Young people do not wear watches anymore.

Omegaman’s, I assume?

Fascinating topic, this. I remember about a year ago, the Economist had picked up on this trend in one of their wireless industry surveys. You can see it more or less correlated here.

As for me, there are a few factors that complicate the matter. Yes, I’m 40 and I have a watch. But I like gadgets, particularly instrumentation, and my watch has built-in altimerter, barometer with 24h hr trend graph, and an electronic compass. It is solar powered, which means I don’t have to replace batteries for about 65 years. Another cool thing about it is that the band and housing are Titanium, which is remarkably bio-inert, not to mention way more scratch-proof than stainless steel. I also carry a cell-phone, but I find that access time is much longer, even if it has an external display that doesn’t require the opening of the clamshell.

I’m a bit OCD about time, though, and I like my timekeeping device to be within a few seconds of correct time. Cell phones really shine there, since they are constantly synchronized with a network time source. Those watches that pick up the US government atomic clock radio signal are really cool, but we don’t get that signal up here in Canada. So I have a freeware SNTP client on my PC that pulls the correct time off a server, and I reset my watch every 3 weeks or so, It tends to gain about 2 sec / week, so I set it for 2 seconds slow, and reset it when it’s 4 sec. fast. This is still way more accurate than my previous one, a Swiss Army model, that lost about half a minute a week. And it had a supposedly swiss moevement, too. Hah.

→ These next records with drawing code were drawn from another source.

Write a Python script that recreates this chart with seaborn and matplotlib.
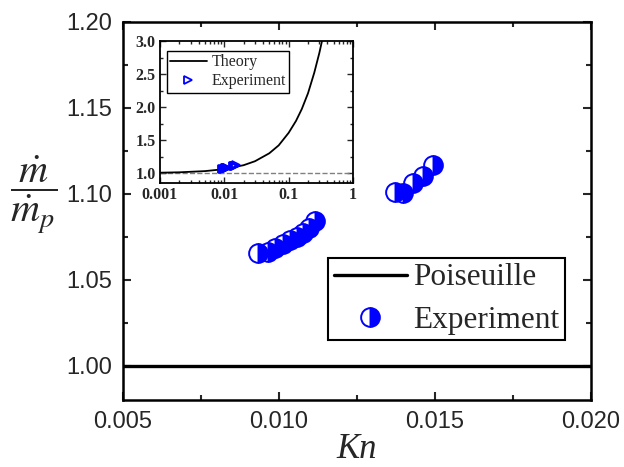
import matplotlib
matplotlib.use('Agg')
import matplotlib.pyplot as plt
import pandas as pd
import seaborn as sns
from matplotlib.ticker import MultipleLocator, FixedLocator, FixedFormatter, LogLocator, NullFormatter
from matplotlib.font_manager import FontProperties

# ---- data ----
kn_exp = [0.00933, 0.00965, 0.00987, 0.01013, 0.01035, 0.01058, 0.01077, 0.01096, 0.01115,
          0.01372, 0.01397, 0.01429, 0.01462, 0.01494]
ratio_exp = [1.0657, 1.0663, 1.0686, 1.0709, 1.0733, 1.0750, 1.0773, 1.0802, 1.0843,
             1.1012, 1.1006, 1.1064, 1.1105, 1.1169]
poiseuille_ratio = 1.0

kn_theory = [0.001, 0.002, 0.005, 0.01, 0.02, 0.03, 0.05, 0.07, 0.1, 0.13, 0.16, 0.2, 0.25, 0.3, 0.34]
ratio_theory = [1.006, 1.012, 1.03, 1.06, 1.12, 1.18, 1.30, 1.42, 1.61, 1.79, 1.97, 2.21, 2.52, 2.82, 3.06]

main_xticks = [0.005, 0.010, 0.015, 0.020]
main_xticklabels = ['0.005', '0.010', '0.015', '0.020']
main_yticks = [1.00, 1.05, 1.10, 1.15, 1.20]
main_yticklabels = ['1.00', '1.05', '1.10', '1.15', '1.20']
inset_xticks = [0.001, 0.01, 0.1, 1]
inset_xticklabels = ['0.001', '0.01', '0.1', '1']
inset_yticks = [1.0, 1.5, 2.0, 2.5, 3.0]
inset_yticklabels = ['1.0', '1.5', '2.0', '2.5', '3.0']

sns.set_style('ticks')
plt.rcParams['font.family'] = ['Liberation Sans', 'DejaVu Sans']
plt.rcParams['mathtext.fontset'] = 'stix'

fig = plt.figure(figsize=(6.24, 4.67), dpi=100)
ax = fig.add_axes([123/624, 1-400/467, 468/624, 378/467])

exp_df = pd.DataFrame({'Kn': kn_exp, 'ratio': ratio_exp})
theory_df = pd.DataFrame({'Kn': kn_theory, 'ratio': ratio_theory})
# one artist per point, drawn right to left so each left marker overlays its right neighbour
exp_df['unit'] = len(exp_df) - exp_df.index

pois_line = ax.axhline(poiseuille_ratio, color='black', lw=2.4, label='Poiseuille', zorder=2)
n_before = len(ax.lines)
sns.lineplot(data=exp_df, x='Kn', y='ratio', units='unit', ax=ax, estimator=None, sort=False,
             color='blue', linestyle='none', marker='o', markersize=13.5,
             fillstyle='right', markerfacecolor='blue', markerfacecoloralt='white',
             markeredgecolor='blue', markeredgewidth=1.4, legend=False, zorder=3)
exp_handle = ax.lines[n_before]

ax.set_xlim(0.005, 0.020)
ax.set_ylim(0.98, 1.20)
ax.xaxis.set_major_locator(FixedLocator(main_xticks))
ax.xaxis.set_major_formatter(FixedFormatter(main_xticklabels))
ax.yaxis.set_major_locator(FixedLocator(main_yticks))
ax.yaxis.set_major_formatter(FixedFormatter(main_yticklabels))
ax.xaxis.set_minor_locator(MultipleLocator(0.0025))
ax.yaxis.set_minor_locator(MultipleLocator(0.025))
ax.tick_params(which='both', direction='in', top=True, right=True, width=1.5, labelsize=17, pad=8)
ax.tick_params(which='major', length=6)
ax.tick_params(which='minor', length=3.5)
for s in ax.spines.values():
    s.set_linewidth(1.8)
    s.set_color('black')

ax.set_xlabel('Kn', fontfamily='Liberation Serif', fontstyle='italic', fontsize=25, labelpad=0)
ax.set_ylabel(r'$\dfrac{\dot{m}}{\dot{m}_p}$', rotation=0, fontsize=29, ha='center', va='center')
ax.yaxis.set_label_coords((34-123)/468, (400-195)/378)

leg = ax.legend([pois_line, exp_handle], ['Poiseuille', 'Experiment'],
                loc='upper left', bbox_to_anchor=(0.438, 0.376),
                prop=FontProperties(family='Liberation Serif', size=22.5),
                frameon=True, fancybox=False, edgecolor='black', framealpha=1,
                handlelength=2.35, borderpad=0.18, labelspacing=0.42, handletextpad=0.2,
                borderaxespad=0, numpoints=1)
leg.get_frame().set_linewidth(1.5)

# ---- inset ----
axin = fig.add_axes([160/624, 1-183/467, 193/624, 142/467])
axin.axhline(poiseuille_ratio, color='gray', ls='--', lw=1.0, zorder=1)
sns.lineplot(data=theory_df, x='Kn', y='ratio', ax=axin, estimator=None, sort=False,
             color='black', lw=1.3, label='Theory', zorder=2)
sns.lineplot(data=exp_df, x='Kn', y='ratio', ax=axin, estimator=None, sort=False,
             color='blue', linestyle='none', marker='>', markersize=6,
             markerfacecolor='none', markeredgecolor='blue', markeredgewidth=1.3,
             label='Experiment', zorder=3)
axin.set_xscale('log')
axin.set_xlim(0.001, 1)
axin.set_ylim(0.85, 3.0)
axin.xaxis.set_major_locator(FixedLocator(inset_xticks))
axin.xaxis.set_major_formatter(FixedFormatter(inset_xticklabels))
axin.xaxis.set_minor_locator(LogLocator(base=10, subs=range(2, 10)))
axin.xaxis.set_minor_formatter(NullFormatter())
axin.yaxis.set_major_locator(FixedLocator(inset_yticks))
axin.yaxis.set_major_formatter(FixedFormatter(inset_yticklabels))
axin.yaxis.set_minor_locator(MultipleLocator(0.25))
axin.tick_params(which='both', direction='in', top=True, right=True, width=1.0, pad=3)
axin.tick_params(which='major', length=4)
axin.tick_params(which='minor', length=2)
for lab in axin.get_xticklabels() + axin.get_yticklabels():
    lab.set_fontfamily('Liberation Serif')
    lab.set_fontweight('bold')
    lab.set_fontsize(11.5)
axin.set_xlabel('')
axin.set_ylabel('')
for s in axin.spines.values():
    s.set_linewidth(1.3)
    s.set_color('black')
leg2 = axin.legend(loc='upper left', bbox_to_anchor=(0.035, 0.93),
                   prop=FontProperties(family='Liberation Serif', size=11.5),
                   frameon=True, fancybox=False, edgecolor='black', framealpha=1,
                   handlelength=2.3, borderpad=0.2, labelspacing=0.2, handletextpad=0.3,
                   borderaxespad=0, numpoints=1)
leg2.get_frame().set_linewidth(1.0)

fig.savefig('out.png', dpi=100)
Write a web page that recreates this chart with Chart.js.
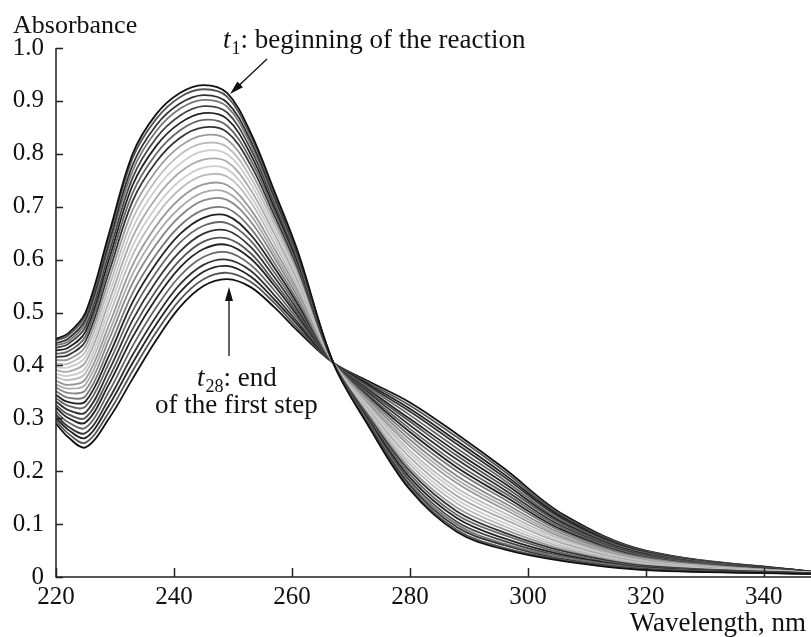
<!DOCTYPE html>
<html>
<head>
<meta charset="utf-8">
<script src="https://cdn.jsdelivr.net/npm/chart.js@4"></script>
<style>
  html, body { margin: 0; padding: 0; background: #fff; }
  #wrap { width: 811px; height: 637px; position: relative; }
</style>
</head>
<body>
<div id="wrap"><canvas id="uv"></canvas></div>
<script>
var wavelengths = [220, 222, 225, 229, 233, 237, 241, 245, 249, 253, 257, 261, 267, 273, 280, 288, 296, 306, 320, 348];

// absorbance, t1 (beginning) ... t28 (end of first step)
var t01 = [0.450, 0.460, 0.500, 0.650, 0.800, 0.875, 0.915, 0.930, 0.915, 0.840, 0.730, 0.615, 0.405, 0.285, 0.165, 0.085, 0.052, 0.030, 0.013, 0.006];
var t02 = [0.447, 0.456, 0.495, 0.643, 0.792, 0.866, 0.907, 0.922, 0.908, 0.834, 0.726, 0.612, 0.405, 0.287, 0.168, 0.089, 0.055, 0.032, 0.014, 0.006];
var t03 = [0.442, 0.450, 0.487, 0.633, 0.779, 0.854, 0.895, 0.911, 0.897, 0.825, 0.719, 0.608, 0.405, 0.289, 0.173, 0.094, 0.060, 0.034, 0.015, 0.006];
var t04 = [0.438, 0.445, 0.481, 0.624, 0.768, 0.843, 0.885, 0.902, 0.889, 0.818, 0.714, 0.604, 0.405, 0.291, 0.177, 0.099, 0.063, 0.037, 0.016, 0.006];
var t05 = [0.433, 0.440, 0.473, 0.613, 0.755, 0.830, 0.872, 0.890, 0.878, 0.809, 0.707, 0.599, 0.405, 0.294, 0.182, 0.104, 0.068, 0.039, 0.017, 0.006];
var t06 = [0.428, 0.433, 0.464, 0.601, 0.741, 0.815, 0.858, 0.877, 0.866, 0.799, 0.699, 0.594, 0.405, 0.297, 0.188, 0.111, 0.073, 0.042, 0.018, 0.007];
var t07 = [0.422, 0.426, 0.455, 0.589, 0.726, 0.800, 0.844, 0.864, 0.853, 0.789, 0.692, 0.589, 0.405, 0.300, 0.194, 0.117, 0.079, 0.045, 0.019, 0.007];
var t08 = [0.416, 0.419, 0.446, 0.577, 0.711, 0.785, 0.830, 0.850, 0.841, 0.779, 0.684, 0.584, 0.405, 0.303, 0.200, 0.124, 0.084, 0.049, 0.021, 0.007];
var t09 = [0.410, 0.411, 0.436, 0.563, 0.694, 0.768, 0.814, 0.835, 0.827, 0.767, 0.675, 0.578, 0.405, 0.306, 0.206, 0.131, 0.090, 0.052, 0.022, 0.007];
var t10 = [0.404, 0.403, 0.426, 0.549, 0.677, 0.751, 0.798, 0.820, 0.813, 0.755, 0.666, 0.572, 0.405, 0.310, 0.213, 0.139, 0.096, 0.056, 0.024, 0.007];
var t11 = [0.397, 0.396, 0.416, 0.535, 0.660, 0.734, 0.781, 0.805, 0.799, 0.744, 0.657, 0.566, 0.405, 0.313, 0.219, 0.146, 0.102, 0.059, 0.025, 0.007];
var t12 = [0.391, 0.388, 0.406, 0.521, 0.643, 0.717, 0.765, 0.789, 0.785, 0.732, 0.649, 0.560, 0.405, 0.316, 0.226, 0.153, 0.109, 0.063, 0.027, 0.007];
var t13 = [0.384, 0.380, 0.395, 0.507, 0.626, 0.700, 0.749, 0.774, 0.771, 0.720, 0.640, 0.554, 0.405, 0.320, 0.233, 0.161, 0.115, 0.066, 0.028, 0.008];
var t14 = [0.378, 0.372, 0.385, 0.493, 0.609, 0.683, 0.733, 0.759, 0.757, 0.709, 0.631, 0.548, 0.405, 0.323, 0.239, 0.168, 0.121, 0.070, 0.030, 0.008];
var t15 = [0.371, 0.363, 0.374, 0.477, 0.590, 0.664, 0.715, 0.742, 0.741, 0.695, 0.621, 0.541, 0.405, 0.327, 0.247, 0.177, 0.128, 0.074, 0.031, 0.008];
var t16 = [0.364, 0.356, 0.364, 0.463, 0.573, 0.647, 0.698, 0.727, 0.727, 0.684, 0.612, 0.535, 0.405, 0.330, 0.253, 0.184, 0.134, 0.077, 0.033, 0.008];
var t17 = [0.358, 0.348, 0.353, 0.449, 0.556, 0.629, 0.682, 0.712, 0.713, 0.672, 0.604, 0.529, 0.405, 0.334, 0.260, 0.191, 0.140, 0.081, 0.034, 0.008];
var t18 = [0.351, 0.339, 0.342, 0.433, 0.537, 0.610, 0.664, 0.694, 0.697, 0.659, 0.594, 0.522, 0.405, 0.338, 0.267, 0.200, 0.147, 0.085, 0.036, 0.008];
var t19 = [0.344, 0.331, 0.332, 0.419, 0.520, 0.593, 0.648, 0.679, 0.683, 0.647, 0.585, 0.516, 0.405, 0.341, 0.274, 0.207, 0.153, 0.088, 0.037, 0.009];
var t20 = [0.338, 0.324, 0.322, 0.405, 0.503, 0.576, 0.632, 0.664, 0.669, 0.636, 0.576, 0.510, 0.405, 0.344, 0.280, 0.214, 0.159, 0.092, 0.039, 0.009];
var t21 = [0.332, 0.316, 0.311, 0.391, 0.486, 0.559, 0.615, 0.649, 0.655, 0.624, 0.567, 0.504, 0.405, 0.348, 0.287, 0.222, 0.165, 0.095, 0.040, 0.009];
var t22 = [0.325, 0.308, 0.301, 0.377, 0.469, 0.542, 0.599, 0.634, 0.640, 0.612, 0.558, 0.498, 0.405, 0.351, 0.294, 0.229, 0.171, 0.099, 0.042, 0.009];
var t23 = [0.320, 0.301, 0.292, 0.365, 0.454, 0.527, 0.585, 0.620, 0.628, 0.602, 0.551, 0.493, 0.405, 0.354, 0.299, 0.236, 0.177, 0.102, 0.043, 0.009];
var t24 = [0.313, 0.293, 0.282, 0.351, 0.437, 0.510, 0.569, 0.605, 0.614, 0.590, 0.542, 0.487, 0.405, 0.358, 0.306, 0.243, 0.183, 0.105, 0.045, 0.009];
var t25 = [0.307, 0.285, 0.272, 0.337, 0.420, 0.493, 0.553, 0.590, 0.600, 0.579, 0.533, 0.481, 0.405, 0.361, 0.313, 0.251, 0.189, 0.109, 0.046, 0.010];
var t26 = [0.301, 0.279, 0.263, 0.325, 0.405, 0.478, 0.538, 0.577, 0.588, 0.568, 0.525, 0.476, 0.405, 0.364, 0.318, 0.257, 0.194, 0.112, 0.047, 0.010];
var t27 = [0.296, 0.272, 0.254, 0.312, 0.390, 0.463, 0.524, 0.563, 0.575, 0.558, 0.518, 0.470, 0.405, 0.367, 0.324, 0.264, 0.200, 0.115, 0.049, 0.010];
var t28 = [0.290, 0.265, 0.245, 0.300, 0.375, 0.448, 0.510, 0.550, 0.563, 0.548, 0.510, 0.465, 0.405, 0.370, 0.330, 0.270, 0.205, 0.118, 0.050, 0.010];

var spectra = [t01, t02, t03, t04, t05, t06, t07, t08, t09, t10, t11, t12, t13, t14,
               t15, t16, t17, t18, t19, t20, t21, t22, t23, t24, t25, t26, t27, t28];

// grey level of each trace in the scan
var curveGrays = ['#111111', '#555555', '#333333', '#777777', '#444444', '#222222', '#666666', '#333333',
                  '#999999', '#bbbbbb', '#cccccc', '#aaaaaa', '#cccccc', '#bbbbbb', '#999999', '#aaaaaa',
                  '#888888', '#777777', '#222222', '#666666', '#333333', '#555555', '#222222', '#666666',
                  '#333333', '#222222', '#555555', '#111111'];

var xTicks = [220, 240, 260, 280, 300, 320, 340];
var yTicks = [0, 0.1, 0.2, 0.3, 0.4, 0.5, 0.6, 0.7, 0.8, 0.9, 1.0];

var FONT = 'Liberation Serif, Times New Roman, serif';

var datasets = spectra.map(function(s, i) {
  return {
    data: s.map(function(v, j) { return { x: wavelengths[j], y: v }; }),
    borderColor: curveGrays[i],
    borderWidth: 1.8,
    pointRadius: 0,
    tension: 0.35,
    fill: false
  };
});

function arrow(ctx, x1, y1, x2, y2) {
  var a = Math.atan2(y2 - y1, x2 - x1);
  var hl = 14, hw = 4;
  ctx.beginPath();
  ctx.moveTo(x1, y1);
  ctx.lineTo(x2 - Math.cos(a) * hl * 0.8, y2 - Math.sin(a) * hl * 0.8);
  ctx.stroke();
  ctx.beginPath();
  ctx.moveTo(x2, y2);
  ctx.lineTo(x2 - Math.cos(a) * hl - Math.sin(a) * hw, y2 - Math.sin(a) * hl + Math.cos(a) * hw);
  ctx.lineTo(x2 - Math.cos(a) * hl + Math.sin(a) * hw, y2 - Math.sin(a) * hl - Math.cos(a) * hw);
  ctx.closePath();
  ctx.fill();
}

// italic t with subscript, then the rest
function tLabel(ctx, x, y, sub, rest) {
  ctx.textAlign = 'left';
  ctx.textBaseline = 'alphabetic';
  ctx.font = 'italic 27px ' + FONT;
  ctx.fillText('t', x, y);
  x += ctx.measureText('t').width + 1;
  ctx.font = '18px ' + FONT;
  ctx.fillText(sub, x, y + 6);
  x += ctx.measureText(sub).width;
  ctx.font = '27px ' + FONT;
  ctx.fillText(rest, x, y);
}

var decor = {
  id: 'decor',
  afterDraw: function(chart) {
    var ctx = chart.ctx, xs = chart.scales.x, ys = chart.scales.y;
    var ca = chart.chartArea;
    ctx.save();
    ctx.strokeStyle = '#222';
    ctx.fillStyle = '#111';
    ctx.lineWidth = 1.5;
    // axis lines
    ctx.beginPath();
    ctx.moveTo(ca.left, ys.getPixelForValue(1.0));
    ctx.lineTo(ca.left, ca.bottom);
    ctx.lineTo(ca.right, ca.bottom);
    ctx.stroke();
    // inward tick marks
    ctx.beginPath();
    yTicks.forEach(function(v) {
      var y = Math.round(ys.getPixelForValue(v)) + 0.5;
      ctx.moveTo(ca.left, y);
      ctx.lineTo(ca.left + 7, y);
    });
    xTicks.forEach(function(v) {
      var x = Math.round(xs.getPixelForValue(v)) + 0.5;
      ctx.moveTo(x, ca.bottom);
      ctx.lineTo(x, ca.bottom - 9);
    });
    ctx.stroke();

    // axis titles
    ctx.fillStyle = '#111';
    ctx.font = '26px ' + FONT;
    ctx.textBaseline = 'alphabetic';
    ctx.textAlign = 'left';
    ctx.fillText('Absorbance', 13, 33);
    ctx.font = '27px ' + FONT;
    ctx.textAlign = 'right';
    ctx.fillText('Wavelength, nm', 806, 631);

    // annotations
    tLabel(ctx, 223, 48, '1', ': beginning of the reaction');
    tLabel(ctx, 197, 386, '28', ': end');
    ctx.font = '27px ' + FONT;
    ctx.textAlign = 'left';
    ctx.fillText('of the first step', 155, 413);

    ctx.lineWidth = 1.3;
    ctx.strokeStyle = '#111';
    arrow(ctx, 267, 59, 230, 94);
    arrow(ctx, 229, 356, 229, 287);
    ctx.restore();
  }
};

new Chart(document.getElementById('uv'), {
  type: 'line',
  data: { datasets: datasets },
  options: {
    responsive: true,
    maintainAspectRatio: false,
    animation: false,
    events: [],
    layout: { padding: { top: 48, right: 0, left: 0, bottom: 0 } },
    plugins: { legend: { display: false }, tooltip: { enabled: false } },
    scales: {
      x: {
        type: 'linear',
        min: 220,
        max: 348,
        grid: { display: false, drawTicks: false },
        border: { display: false },
        afterBuildTicks: function(s) { s.ticks = xTicks.map(function(v) { return { value: v }; }); },
        afterFit: function(s) { s.height = 60; s.paddingLeft = 0; s.paddingRight = 0; },
        ticks: {
          padding: 5,
          maxRotation: 0,
          color: '#111',
          font: { family: FONT, size: 25 }
        }
      },
      y: {
        min: 0,
        max: 1.0,
        grid: { display: false, drawTicks: false },
        border: { display: false },
        afterBuildTicks: function(s) { s.ticks = yTicks.map(function(v) { return { value: v }; }); },
        afterFit: function(s) { s.width = 56; s.paddingTop = 0; s.paddingBottom = 0; },
        ticks: {
          padding: 12,
          color: '#111',
          font: { family: FONT, size: 25 },
          callback: function(v) { return v === 0 ? '0' : v.toFixed(1); }
        }
      }
    }
  },
  plugins: [decor]
});
</script>
</body>
</html>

Those of you closer to 40, do you remember the huge fuss made about how QUARTZ watches were supposed to be so accurate when they were new? Timex was bragging about 1 sec/month accuracy. Now you can get quartz watches in gumball machines for $1, and fancy expensive ones are wonky by several seconds per month, if not minutes. Either watches have gone downhill since, or they were lying like a cheap rug back then.

Actually, I meant yours - you know, like your watch is a tool of the conspiracy 'cause you never take it off.

But yeah, his too.

I have several watches from Fossil to AP and a pocketwatch that belonged to my grandfather. I wear them often (well, except the pocket watch). I like wearing watches, though when I was younger, I always wore digital ones with rubber or nylon bands, which is not only juvenile, but after any kind of physical work at all where sweat is involved, it gets kinda funky under that band.
Now I only wear analog and they’re always either Stainless or Silver, gold is for pimps and mobsters, and always waterproof. As far as the cellphone, I often gauge the accuracy of the watch I’m wearing against the cell network time (most of the watches I have are automatics, so they can lose a few seconds if not worn for a while) as they usually get their time from Ft. Collins, which is another side benefit of the cellphone, free atomic clock.
On edit, what trupa said too. (odd, this post. I thought posted this when I was done writing it at 10 this morning. :eek: )

I feel the same way about watches, I could never wear mine long before mobile phones were in common use.

I’m 24 and I wear an actual pocket watch.